* Brief *
Within the data below, state how many lines contain the string "this". Provide the number only.

* Dataset content *

- - -

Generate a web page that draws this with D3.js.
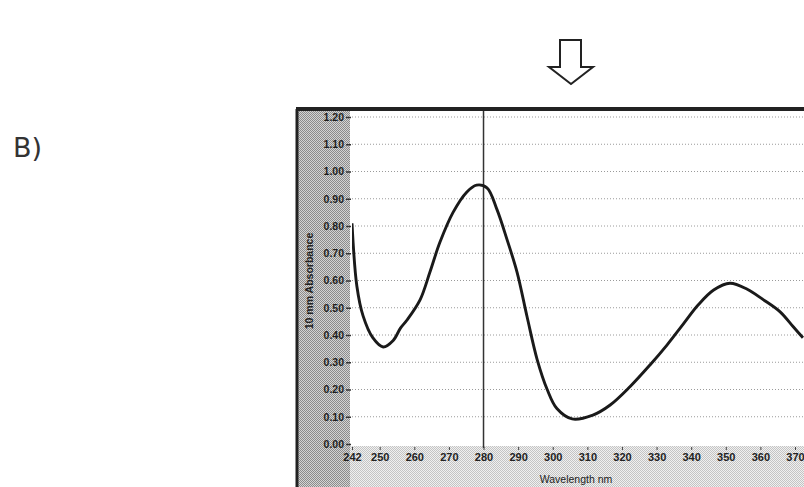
<!DOCTYPE html>
<html>
<head>
<meta charset="utf-8">
<script src="https://cdn.jsdelivr.net/npm/d3@7"></script>
<style>
	body { margin: 0; background: #fff; }
	svg { display: block; }
</style>
</head>
<body>
<svg id="chart" width="804" height="487"></svg>
<script>
// spectrum: wavelength (nm) and absorbance
var wavelength = [242, 243.4, 245.2, 248, 251, 253.9, 256, 257.9, 261.7, 264.5, 267.4, 271.2, 275.2, 278, 281,
	283.9, 286.8, 289.7, 292.6, 295.5, 298.4, 301.2, 305.6, 311.6, 316.6, 322.3, 328.1, 333, 337.7,
	342, 346.5, 351.2, 356.2, 360.8, 365.7, 369.5, 372.3];
var absorbance = [0.81, 0.58, 0.47, 0.39, 0.356, 0.38, 0.425, 0.455, 0.53, 0.63, 0.74, 0.85, 0.925, 0.95, 0.94,
	0.86, 0.75, 0.63, 0.466, 0.31, 0.20, 0.13, 0.092, 0.106, 0.143, 0.21, 0.29, 0.363, 0.44,
	0.51, 0.565, 0.59, 0.568, 0.53, 0.485, 0.43, 0.39];
var yTicks = [0, 0.1, 0.2, 0.3, 0.4, 0.5, 0.6, 0.7, 0.8, 0.9, 1.0, 1.1, 1.2];
var xTicks = [242, 250, 260, 270, 280, 290, 300, 310, 320, 330, 340, 350, 360, 370];
var markerNm = 280;

var svg = d3.select("#chart");

var frame = {left: 297, top: 109, plotLeft: 352, plotTop: 117, plotBottom: 444, right: 804, bottom: 487};

var scale_x = d3.scaleLinear()
	.domain([242, 372.6])
	.range([frame.plotLeft, frame.right]);
var scale_y = d3.scaleLinear()
	.domain([0, 1.2])
	.range([frame.plotBottom, frame.plotTop]);

//dithered grey like the scanned screen capture
var defs = svg.append("defs");
function dither(id, a, b){
	var p = defs.append("pattern")
		.attr("id", id)
		.attr("width", 2)
		.attr("height", 2)
		.attr("patternUnits", "userSpaceOnUse");
	p.append("rect").attr("width", 2).attr("height", 2).attr("fill", a);
	p.append("rect").attr("width", 1).attr("height", 1).attr("fill", b);
	p.append("rect").attr("x", 1).attr("y", 1).attr("width", 1).attr("height", 1).attr("fill", b);
}
dither("ditherDark", "#d4d4d4", "#8c8c8c");
dither("ditherLight", "#f0f0f0", "#c4c4c4");

defs.append("clipPath")
	.attr("id", "plotClip")
	.append("rect")
		.attr("x", frame.plotLeft)
		.attr("y", frame.top)
		.attr("width", frame.right - frame.plotLeft)
		.attr("height", frame.plotBottom - frame.top + 4);

// panel label
svg.append("text")
	.attr("x", 13)
	.attr("y", 157)
	.attr("font-family", "DejaVu Sans, sans-serif")
	.attr("font-size", 27)
	.attr("fill", "#333")
	.text("B)");

// hollow arrow pointing down at the chart
var arrowPath = d3.path();
arrowPath.moveTo(560, 40);
arrowPath.lineTo(581, 40);
arrowPath.lineTo(581, 67);
arrowPath.lineTo(593, 67);
arrowPath.lineTo(571, 84);
arrowPath.lineTo(549, 67);
arrowPath.lineTo(560, 67);
arrowPath.closePath();
svg.append("path")
	.attr("d", arrowPath.toString())
	.attr("fill", "#fff")
	.attr("stroke", "#222")
	.attr("stroke-width", 2)
	.attr("stroke-linejoin", "miter");

// axis panels
svg.append("rect")
	.attr("x", frame.left)
	.attr("y", frame.top)
	.attr("width", frame.plotLeft - frame.left - 2)
	.attr("height", frame.bottom - frame.top)
	.attr("fill", "url(#ditherDark)");
svg.append("rect")
	.attr("x", frame.plotLeft - 2)
	.attr("y", frame.plotBottom + 2)
	.attr("width", frame.right - frame.plotLeft + 2)
	.attr("height", frame.bottom - frame.plotBottom - 2)
	.attr("fill", "url(#ditherLight)");

// grid lines
svg.append("g")
	.attr("class", "grid")
	.selectAll("line")
	.data(yTicks.slice(1))
	.enter()
	.append("line")
		.attr("x1", frame.plotLeft)
		.attr("x2", frame.right)
		.attr("y1", function(d) {return scale_y(d);})
		.attr("y2", function(d) {return scale_y(d);})
		.attr("stroke", "#9a9a9a")
		.attr("stroke-width", 1)
		.attr("stroke-dasharray", "1,2");

// y axis
var yAxis = svg.append("g")
	.attr("transform", "translate(" + (frame.plotLeft - 1) + ",0)")
	.call(d3.axisLeft(scale_y)
		.tickValues(yTicks)
		.tickSize(5)
		.tickPadding(2)
		.tickFormat(d3.format(".2f")));
yAxis.select(".domain").remove();
yAxis.selectAll(".tick line").attr("stroke", "#333").attr("stroke-width", 1.5);
yAxis.selectAll(".tick text")
	.attr("font-family", "Liberation Sans, Arial, sans-serif")
	.attr("font-size", 10.5)
	.attr("font-weight", "bold")
	.attr("fill", "#1e1e1e");

svg.append("text")
	.attr("transform", "translate(313," + 281 + ") rotate(-90)")
	.attr("text-anchor", "middle")
	.attr("font-family", "Liberation Sans, Arial, sans-serif")
	.attr("font-size", 10.5)
	.attr("font-weight", "bold")
	.attr("fill", "#222")
	.text("10 mm Absorbance");

// x axis
var xAxis = svg.append("g")
	.attr("transform", "translate(0," + (frame.plotBottom + 3) + ")")
	.call(d3.axisBottom(scale_x)
		.tickValues(xTicks)
		.tickSize(3)
		.tickPadding(3)
		.tickFormat(d3.format("d")));
xAxis.select(".domain").remove();
xAxis.selectAll(".tick line").attr("stroke", "#444");
xAxis.selectAll(".tick text")
	.attr("font-family", "Liberation Sans, Arial, sans-serif")
	.attr("font-size", 11)
	.attr("font-weight", "bold")
	.attr("fill", "#222");

svg.append("text")
	.attr("x", 576)
	.attr("y", 483)
	.attr("text-anchor", "middle")
	.attr("font-family", "Liberation Sans, Arial, sans-serif")
	.attr("font-size", 10.5)
	.attr("fill", "#222")
	.text("Wavelength nm");

// marker line at the peak
svg.append("line")
	.attr("x1", scale_x(markerNm))
	.attr("x2", scale_x(markerNm))
	.attr("y1", frame.top + 2)
	.attr("y2", frame.plotBottom + 4)
	.attr("stroke", "#333")
	.attr("stroke-width", 1.5);

// spectrum
var line = d3.line()
	.x(function(d) {return scale_x(d[0]);})
	.y(function(d) {return scale_y(d[1]);})
	.curve(d3.curveCatmullRom.alpha(0.5));
svg.append("path")
	.datum(d3.zip(wavelength, absorbance))
	.attr("clip-path", "url(#plotClip)")
	.attr("d", line)
	.attr("fill", "none")
	.attr("stroke", "#1a1a1a")
	.attr("stroke-width", 2.9)
	.attr("stroke-linejoin", "round");

// window frame
svg.append("line")
	.attr("x1", frame.left - 1)
	.attr("x2", frame.right)
	.attr("y1", frame.top)
	.attr("y2", frame.top)
	.attr("stroke", "#222")
	.attr("stroke-width", 4);
svg.append("line")
	.attr("x1", frame.left)
	.attr("x2", frame.left)
	.attr("y1", frame.top)
	.attr("y2", frame.bottom)
	.attr("stroke", "#222")
	.attr("stroke-width", 3);
</script>
</body>
</html>
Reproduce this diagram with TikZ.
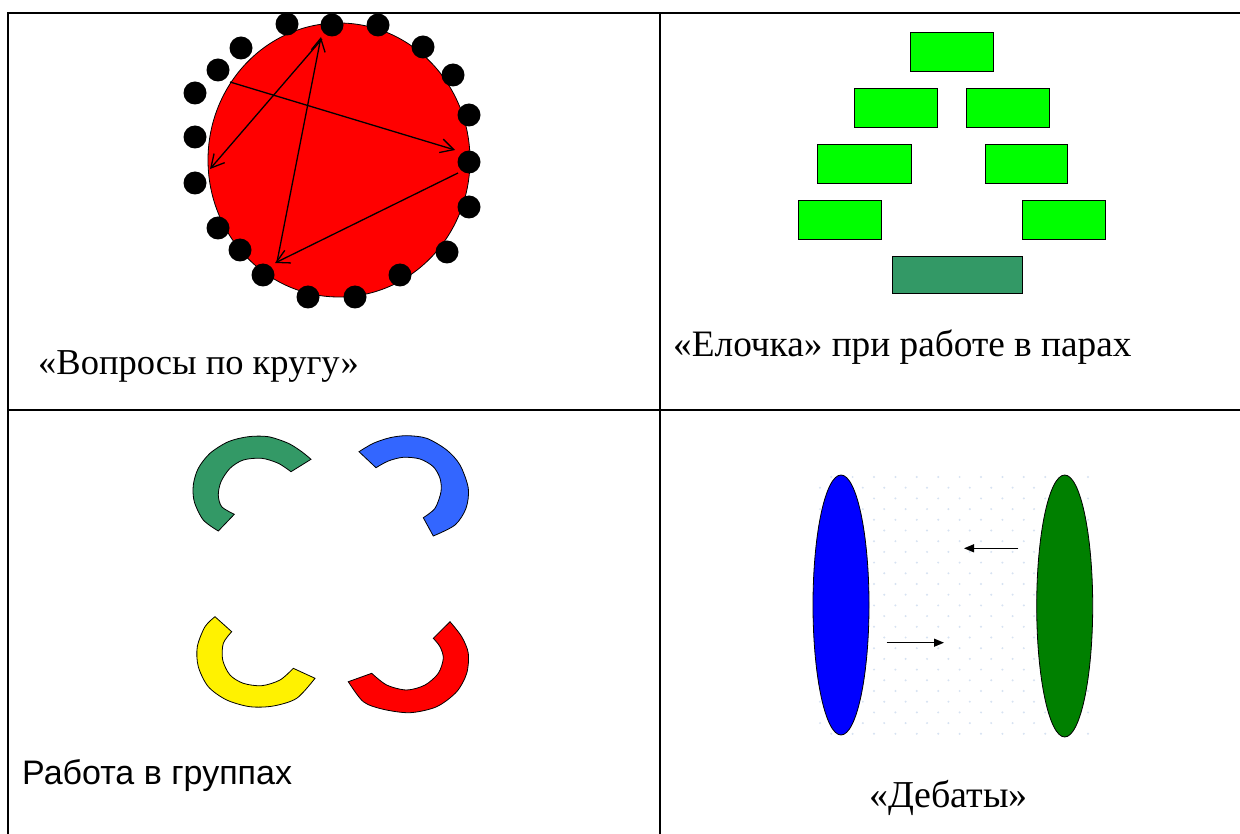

- - -

* The reply *
2